NSW Religions for Peace Meeting

Religions for Peace NSW BranchThe NSW Branch of Religions for Peace met on 6 November at the Vedanta Hall, Croydon. Discussion included the Diwali festival, the Church and the Referendum, and the problem of evil and suffering.

Religions for Peace Meeting – 6 November, 2023


Acknowledgment of Country

Minute of silent meditation led by Pravrajika Sridharaprana

Sharing of news from Faith Representatives:

Vasantha and Siva: Birth of Baha’u’llah celebrated from 16-17 October. She and Siva continue to host Thursday weekly Meetings with guest speakers.

Ab Malak: Reflecting on tragic events unfolding in Middle East. Noting Coptic Community were offered police support, but they are not expecting any problems here.

Rev Gill: Noting Christian community preoccupied with referendum. Through his long distance pastoral work connecting with indigenous community finding them angry and depressed. Also noting Religious leaders, in their advocation of the Yes vote, were found to no longer have the authority they once had. Also described recent initiatives of the Catholic Church, discussions in Rome and nationally about how the church is to adapt and relate itself to a rapidly changing society: such as the role of women and the ‘LGBTIQA+’ community etc. Ecumenical progress has been made in different denominations formally recognizing each other’s Baptism.

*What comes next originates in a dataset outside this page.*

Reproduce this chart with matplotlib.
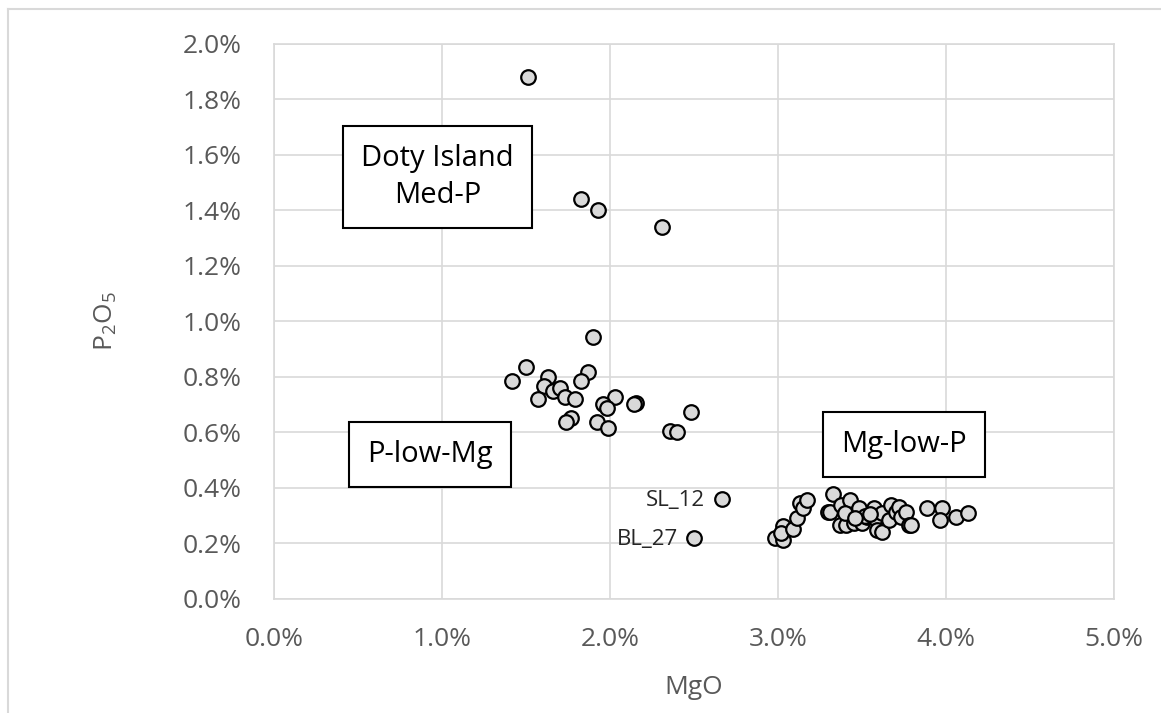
import matplotlib.pyplot as plt
from matplotlib.lines import Line2D
from matplotlib.ticker import FuncFormatter, MultipleLocator

plt.rcParams['font.family'] = ['Open Sans', 'DejaVu Sans']

# MgO (%) and P2O5 (%)
mgo = [
    1.51, 1.83, 1.93, 2.31,
    1.90, 1.50, 1.415, 1.63, 1.61, 1.66, 1.70, 1.57, 1.73, 1.79, 1.87, 1.825,
    2.03, 1.96, 1.98, 2.155, 2.14, 1.77, 1.74, 1.925, 1.99, 2.48, 2.36, 2.40,
    2.665, 2.50,
    2.98, 3.03, 3.03, 3.02, 3.09, 3.115, 3.13, 3.15, 3.17, 3.33, 3.30, 3.31,
    3.375, 3.37, 3.43, 3.405, 3.45, 3.40, 3.48, 3.50, 3.53, 3.57, 3.58, 3.59,
    3.62, 3.62, 3.66, 3.67, 3.70, 3.72, 3.73, 3.76, 3.78, 3.79, 3.885, 3.975,
    3.965, 4.06, 4.13, 3.52, 3.46, 3.55,
]
p2o5 = [
    1.88, 1.44, 1.40, 1.34,
    0.942, 0.836, 0.785, 0.800, 0.767, 0.749, 0.761, 0.721, 0.728, 0.721, 0.818, 0.785,
    0.728, 0.702, 0.687, 0.707, 0.702, 0.653, 0.638, 0.638, 0.614, 0.674, 0.605, 0.600,
    0.359, 0.219,
    0.221, 0.212, 0.263, 0.239, 0.251, 0.291, 0.345, 0.326, 0.356, 0.378, 0.314, 0.314,
    0.338, 0.266, 0.356, 0.266, 0.272, 0.309, 0.326, 0.272, 0.296, 0.326, 0.290, 0.248,
    0.242, 0.309, 0.284, 0.338, 0.314, 0.332, 0.296, 0.314, 0.266, 0.266, 0.326, 0.326,
    0.284, 0.296, 0.309, 0.300, 0.290, 0.305,
]

group_labels = ['Doty Island\nMed-P', 'P-low-Mg', 'Mg-low-P']
group_label_pos = [(0.975, 1.52), (0.93, 0.52), (3.75, 0.555)]

point_labels = ['SL_12', 'BL_27']
point_label_pos = [(2.39, 0.355), (2.225, 0.215)]

GRID = '#d9d9d9'
TICK = '#595959'

fig = plt.figure(figsize=(11.61, 7.13), dpi=100)
ax = fig.add_axes([274 / 1161, 114 / 713, 840 / 1161, 555.5 / 713])

ax.scatter(mgo, p2o5, s=110, c='#d9d9d9', edgecolors='black', linewidths=1.6, zorder=3)

ax.set_xlim(0, 5)
ax.set_ylim(0, 2.0)
ax.xaxis.set_major_locator(MultipleLocator(1))
ax.yaxis.set_major_locator(MultipleLocator(0.2))
ax.xaxis.set_major_formatter(FuncFormatter(lambda v, p: f'{v:.1f}%'))
ax.yaxis.set_major_formatter(FuncFormatter(lambda v, p: f'{v:.1f}%'))
ax.tick_params(length=0, labelsize=19, labelcolor=TICK)
ax.tick_params(axis='x', pad=20)
ax.tick_params(axis='y', pad=23)
ax.grid(True, color=GRID, linewidth=1.2, zorder=0)
ax.set_axisbelow(True)
for sp in ax.spines.values():
    sp.set_color(GRID)
    sp.set_linewidth(1.2)

ax.set_xlabel('MgO', fontsize=19, color=TICK, labelpad=17)
ax.set_ylabel('P$_\\mathregular{2}$O$_\\mathregular{5}$', fontsize=19, color=TICK, labelpad=46)

for txt, (x, y) in zip(group_labels, group_label_pos):
    ax.text(x, y, txt, fontsize=21, ha='center', va='center', zorder=4,
            linespacing=1.35,
            bbox=dict(boxstyle='square,pad=0.62', fc='white', ec='black', lw=1.5))

for txt, (x, y) in zip(point_labels, point_label_pos):
    ax.text(x, y, txt, fontsize=16, ha='center', va='center', color='#262626', zorder=4)

# outer chart frame
fig.add_artist(Line2D([8 / 1161, 8 / 1161], [0, 1 - 9 / 713], color=GRID, lw=1.5))
fig.add_artist(Line2D([8 / 1161, 1], [1 - 9 / 713, 1 - 9 / 713], color=GRID, lw=1.5))

fig.savefig('out.png', dpi=100)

Pravrajika Sridharaprana and Robert Grant talked about the significance of the upcoming Diwali Celebrations and the symbolism of ‘Kali.’ It was specially noted that Kali is derived from the word ‘Kala’ which means ‘time.’ Time is the all-destroyer, all things will pass. Kali, as does Diwali, also signifies the triumph of good over evil, of the light of wisdom overcoming the darkness of ignorance etc.

The group then shared their Faith’s perspectives on The Problem of Evil and Suffering. What role does it play? How should we view it, how should we face it, how to explain it/ justify it? We could acknowledge that given the imperfections of humanity it was unavoidable that conflicts arise. What required more understanding was accounting for the evil arising from natural disasters (apart from those fuelled by human impact on the environment).

We also noted that many of the regulars in our group are in their very senior years and there is a need to bring in some younger faith representatives.

After the Meeting the group had lunch together.

We look forward to meeting again, with a larger group, in the New Year.